◆ Task brief ◆
Gather up every line that includes the string "picture".

◆ Material ◆

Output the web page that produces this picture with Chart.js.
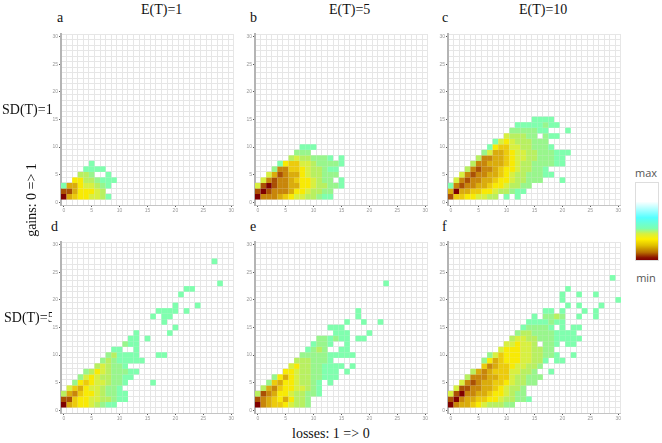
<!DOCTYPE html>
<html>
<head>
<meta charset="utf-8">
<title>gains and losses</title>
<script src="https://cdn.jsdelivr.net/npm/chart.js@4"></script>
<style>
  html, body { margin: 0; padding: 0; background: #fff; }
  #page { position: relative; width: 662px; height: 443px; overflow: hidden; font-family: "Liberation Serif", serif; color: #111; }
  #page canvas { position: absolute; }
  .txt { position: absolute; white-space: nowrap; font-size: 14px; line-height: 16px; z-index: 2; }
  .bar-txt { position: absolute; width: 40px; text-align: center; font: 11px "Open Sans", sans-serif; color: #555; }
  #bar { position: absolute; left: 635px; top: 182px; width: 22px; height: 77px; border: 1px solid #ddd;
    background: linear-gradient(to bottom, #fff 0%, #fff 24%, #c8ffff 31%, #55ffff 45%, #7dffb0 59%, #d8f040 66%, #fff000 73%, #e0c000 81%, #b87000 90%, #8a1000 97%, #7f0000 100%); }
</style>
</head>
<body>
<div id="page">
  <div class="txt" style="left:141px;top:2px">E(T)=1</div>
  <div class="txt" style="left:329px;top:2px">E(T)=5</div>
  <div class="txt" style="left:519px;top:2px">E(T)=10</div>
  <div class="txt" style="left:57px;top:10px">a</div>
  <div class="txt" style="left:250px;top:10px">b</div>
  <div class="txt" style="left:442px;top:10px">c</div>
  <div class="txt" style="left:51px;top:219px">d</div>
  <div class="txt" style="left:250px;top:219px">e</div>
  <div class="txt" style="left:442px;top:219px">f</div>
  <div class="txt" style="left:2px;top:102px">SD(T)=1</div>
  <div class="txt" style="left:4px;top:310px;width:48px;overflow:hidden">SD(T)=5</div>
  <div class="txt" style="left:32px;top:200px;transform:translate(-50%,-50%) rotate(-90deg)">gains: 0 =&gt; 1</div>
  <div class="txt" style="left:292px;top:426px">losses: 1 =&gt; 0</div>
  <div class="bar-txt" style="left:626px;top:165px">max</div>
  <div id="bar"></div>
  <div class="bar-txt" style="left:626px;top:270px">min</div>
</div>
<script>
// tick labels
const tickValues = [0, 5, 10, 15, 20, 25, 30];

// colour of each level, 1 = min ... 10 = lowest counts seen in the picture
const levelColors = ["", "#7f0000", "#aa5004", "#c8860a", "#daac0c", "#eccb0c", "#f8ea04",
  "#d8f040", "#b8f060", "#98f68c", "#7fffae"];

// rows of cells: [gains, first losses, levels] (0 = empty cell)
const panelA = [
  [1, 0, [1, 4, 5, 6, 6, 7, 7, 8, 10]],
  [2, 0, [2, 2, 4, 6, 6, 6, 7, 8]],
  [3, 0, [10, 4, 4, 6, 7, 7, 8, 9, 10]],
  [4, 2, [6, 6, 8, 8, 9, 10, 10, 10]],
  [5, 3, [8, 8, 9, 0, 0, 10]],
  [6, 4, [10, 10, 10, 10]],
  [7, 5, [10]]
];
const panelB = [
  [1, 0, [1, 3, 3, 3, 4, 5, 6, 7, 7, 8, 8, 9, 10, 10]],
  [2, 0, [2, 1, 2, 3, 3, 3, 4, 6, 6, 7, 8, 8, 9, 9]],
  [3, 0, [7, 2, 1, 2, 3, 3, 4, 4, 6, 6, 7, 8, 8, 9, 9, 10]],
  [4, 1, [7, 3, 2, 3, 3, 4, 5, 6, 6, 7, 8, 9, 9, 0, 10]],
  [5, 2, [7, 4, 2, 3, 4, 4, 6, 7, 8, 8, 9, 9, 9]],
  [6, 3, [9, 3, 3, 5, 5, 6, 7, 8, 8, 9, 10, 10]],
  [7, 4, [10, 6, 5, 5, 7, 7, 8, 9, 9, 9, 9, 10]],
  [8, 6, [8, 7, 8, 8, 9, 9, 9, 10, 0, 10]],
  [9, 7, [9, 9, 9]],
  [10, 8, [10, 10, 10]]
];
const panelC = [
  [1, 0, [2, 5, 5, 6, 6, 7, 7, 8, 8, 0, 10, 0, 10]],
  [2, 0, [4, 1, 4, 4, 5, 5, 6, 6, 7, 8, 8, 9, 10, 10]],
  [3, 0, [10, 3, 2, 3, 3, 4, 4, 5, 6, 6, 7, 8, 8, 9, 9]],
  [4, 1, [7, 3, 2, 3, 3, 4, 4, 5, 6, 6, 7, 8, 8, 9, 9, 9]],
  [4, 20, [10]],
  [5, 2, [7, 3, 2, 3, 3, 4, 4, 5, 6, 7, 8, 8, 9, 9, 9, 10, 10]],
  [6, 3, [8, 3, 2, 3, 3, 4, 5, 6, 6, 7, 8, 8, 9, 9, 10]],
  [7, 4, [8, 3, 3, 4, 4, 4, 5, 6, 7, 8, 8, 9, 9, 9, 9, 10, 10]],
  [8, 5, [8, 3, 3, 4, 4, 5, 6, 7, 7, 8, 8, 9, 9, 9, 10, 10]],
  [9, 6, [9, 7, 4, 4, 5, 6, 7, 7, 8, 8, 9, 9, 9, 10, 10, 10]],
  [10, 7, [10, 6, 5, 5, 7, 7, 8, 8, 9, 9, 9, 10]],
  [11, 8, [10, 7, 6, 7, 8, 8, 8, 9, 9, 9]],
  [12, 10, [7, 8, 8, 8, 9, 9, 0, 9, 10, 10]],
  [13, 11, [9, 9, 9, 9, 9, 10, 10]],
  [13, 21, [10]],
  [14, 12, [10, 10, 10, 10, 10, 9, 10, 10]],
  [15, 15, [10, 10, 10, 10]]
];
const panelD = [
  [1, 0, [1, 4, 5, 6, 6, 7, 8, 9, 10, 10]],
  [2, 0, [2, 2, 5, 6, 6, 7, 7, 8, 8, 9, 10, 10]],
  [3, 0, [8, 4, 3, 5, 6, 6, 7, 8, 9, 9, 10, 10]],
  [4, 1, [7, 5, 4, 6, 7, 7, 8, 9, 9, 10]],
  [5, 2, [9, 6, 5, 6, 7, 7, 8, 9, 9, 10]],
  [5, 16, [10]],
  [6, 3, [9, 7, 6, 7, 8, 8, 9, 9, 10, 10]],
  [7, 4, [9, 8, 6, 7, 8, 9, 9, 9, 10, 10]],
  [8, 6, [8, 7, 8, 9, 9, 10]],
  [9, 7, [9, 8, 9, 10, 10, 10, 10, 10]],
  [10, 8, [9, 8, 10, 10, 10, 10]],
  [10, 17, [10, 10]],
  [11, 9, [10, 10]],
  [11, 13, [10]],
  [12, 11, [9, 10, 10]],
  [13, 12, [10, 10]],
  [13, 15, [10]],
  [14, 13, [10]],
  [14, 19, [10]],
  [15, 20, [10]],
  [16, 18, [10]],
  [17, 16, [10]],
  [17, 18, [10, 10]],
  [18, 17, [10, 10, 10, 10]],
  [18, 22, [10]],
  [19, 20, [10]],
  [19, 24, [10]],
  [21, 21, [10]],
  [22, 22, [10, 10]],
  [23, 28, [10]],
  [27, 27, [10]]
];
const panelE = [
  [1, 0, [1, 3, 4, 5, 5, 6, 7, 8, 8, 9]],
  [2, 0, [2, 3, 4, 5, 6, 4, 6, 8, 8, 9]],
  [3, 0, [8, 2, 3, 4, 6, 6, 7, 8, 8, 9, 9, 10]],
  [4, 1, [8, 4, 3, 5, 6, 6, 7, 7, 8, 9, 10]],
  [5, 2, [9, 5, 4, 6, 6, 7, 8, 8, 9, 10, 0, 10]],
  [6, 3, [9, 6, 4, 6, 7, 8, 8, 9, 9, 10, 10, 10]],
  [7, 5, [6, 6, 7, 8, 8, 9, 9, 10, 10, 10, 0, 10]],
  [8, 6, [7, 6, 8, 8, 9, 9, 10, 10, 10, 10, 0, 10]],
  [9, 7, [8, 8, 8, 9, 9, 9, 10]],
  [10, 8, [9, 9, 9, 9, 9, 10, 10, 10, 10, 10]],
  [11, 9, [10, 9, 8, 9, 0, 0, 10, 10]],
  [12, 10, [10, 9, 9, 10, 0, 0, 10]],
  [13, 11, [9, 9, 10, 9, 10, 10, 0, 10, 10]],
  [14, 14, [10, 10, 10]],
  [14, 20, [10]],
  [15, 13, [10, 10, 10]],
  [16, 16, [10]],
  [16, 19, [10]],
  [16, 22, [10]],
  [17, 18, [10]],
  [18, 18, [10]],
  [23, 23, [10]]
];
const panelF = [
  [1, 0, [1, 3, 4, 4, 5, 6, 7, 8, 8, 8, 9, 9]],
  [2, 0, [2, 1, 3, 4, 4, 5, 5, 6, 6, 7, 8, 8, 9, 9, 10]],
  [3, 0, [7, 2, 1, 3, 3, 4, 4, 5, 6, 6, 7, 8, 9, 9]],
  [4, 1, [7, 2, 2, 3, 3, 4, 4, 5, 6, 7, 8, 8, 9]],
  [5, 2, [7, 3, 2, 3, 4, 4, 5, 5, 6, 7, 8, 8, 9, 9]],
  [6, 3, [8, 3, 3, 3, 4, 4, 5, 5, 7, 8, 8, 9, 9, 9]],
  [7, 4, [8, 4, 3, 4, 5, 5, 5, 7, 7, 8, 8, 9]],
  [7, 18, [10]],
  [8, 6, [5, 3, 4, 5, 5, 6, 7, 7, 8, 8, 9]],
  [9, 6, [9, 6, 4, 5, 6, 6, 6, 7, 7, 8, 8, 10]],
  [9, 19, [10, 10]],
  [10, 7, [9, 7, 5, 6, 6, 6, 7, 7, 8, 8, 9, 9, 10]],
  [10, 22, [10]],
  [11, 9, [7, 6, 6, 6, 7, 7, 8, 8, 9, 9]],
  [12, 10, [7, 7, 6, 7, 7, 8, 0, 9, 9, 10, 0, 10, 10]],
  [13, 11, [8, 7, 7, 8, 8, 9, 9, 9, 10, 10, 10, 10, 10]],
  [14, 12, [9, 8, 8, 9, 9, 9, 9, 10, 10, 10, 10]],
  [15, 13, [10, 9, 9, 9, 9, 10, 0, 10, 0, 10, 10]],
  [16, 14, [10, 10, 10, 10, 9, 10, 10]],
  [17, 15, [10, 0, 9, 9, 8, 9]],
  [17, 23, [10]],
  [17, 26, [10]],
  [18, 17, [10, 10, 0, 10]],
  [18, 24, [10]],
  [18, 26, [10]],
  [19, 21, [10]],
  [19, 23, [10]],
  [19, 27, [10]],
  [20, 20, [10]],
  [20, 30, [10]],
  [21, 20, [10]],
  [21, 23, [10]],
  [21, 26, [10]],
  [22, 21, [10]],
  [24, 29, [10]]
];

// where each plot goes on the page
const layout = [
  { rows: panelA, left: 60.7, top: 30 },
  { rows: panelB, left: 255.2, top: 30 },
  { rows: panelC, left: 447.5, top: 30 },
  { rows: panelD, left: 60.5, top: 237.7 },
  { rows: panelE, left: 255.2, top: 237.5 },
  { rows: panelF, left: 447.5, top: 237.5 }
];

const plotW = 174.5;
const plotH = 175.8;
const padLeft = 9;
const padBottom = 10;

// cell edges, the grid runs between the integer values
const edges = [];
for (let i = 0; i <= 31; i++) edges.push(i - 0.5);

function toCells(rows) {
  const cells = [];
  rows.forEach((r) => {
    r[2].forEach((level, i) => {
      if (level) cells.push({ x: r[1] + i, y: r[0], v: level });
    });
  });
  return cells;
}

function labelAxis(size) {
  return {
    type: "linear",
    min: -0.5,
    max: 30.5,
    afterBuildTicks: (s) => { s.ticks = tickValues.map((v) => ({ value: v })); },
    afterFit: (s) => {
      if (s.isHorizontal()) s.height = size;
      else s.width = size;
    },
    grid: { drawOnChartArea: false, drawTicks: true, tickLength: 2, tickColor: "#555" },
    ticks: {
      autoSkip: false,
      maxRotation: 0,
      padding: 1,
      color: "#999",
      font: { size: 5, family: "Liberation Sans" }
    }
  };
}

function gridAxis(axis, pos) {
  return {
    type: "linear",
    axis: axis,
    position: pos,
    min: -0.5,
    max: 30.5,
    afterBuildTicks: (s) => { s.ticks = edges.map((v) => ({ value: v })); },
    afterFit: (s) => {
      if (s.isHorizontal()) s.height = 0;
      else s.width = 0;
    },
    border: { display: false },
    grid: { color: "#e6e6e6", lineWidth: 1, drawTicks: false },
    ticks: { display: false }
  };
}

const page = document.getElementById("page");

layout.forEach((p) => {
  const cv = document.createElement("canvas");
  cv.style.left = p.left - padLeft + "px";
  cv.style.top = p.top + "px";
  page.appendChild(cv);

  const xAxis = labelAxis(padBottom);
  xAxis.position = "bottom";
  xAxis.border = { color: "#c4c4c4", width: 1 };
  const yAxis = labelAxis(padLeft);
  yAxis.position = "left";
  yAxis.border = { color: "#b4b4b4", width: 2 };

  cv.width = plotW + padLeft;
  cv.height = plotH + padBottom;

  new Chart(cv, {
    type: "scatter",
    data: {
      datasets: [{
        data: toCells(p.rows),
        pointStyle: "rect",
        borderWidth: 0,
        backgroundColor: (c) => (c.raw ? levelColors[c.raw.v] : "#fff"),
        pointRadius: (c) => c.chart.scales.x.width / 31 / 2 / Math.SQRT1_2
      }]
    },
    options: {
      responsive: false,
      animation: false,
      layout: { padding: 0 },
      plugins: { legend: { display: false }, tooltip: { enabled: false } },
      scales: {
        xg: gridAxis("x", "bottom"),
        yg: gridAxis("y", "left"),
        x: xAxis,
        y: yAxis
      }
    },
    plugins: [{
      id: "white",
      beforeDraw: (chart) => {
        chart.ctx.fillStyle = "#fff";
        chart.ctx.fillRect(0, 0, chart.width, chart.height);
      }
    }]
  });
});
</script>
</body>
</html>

◆ Result of this task ◆
Output the web page that produces this picture with Chart.js.
// colour of each level, 1 = min ... 10 = lowest counts seen in the picture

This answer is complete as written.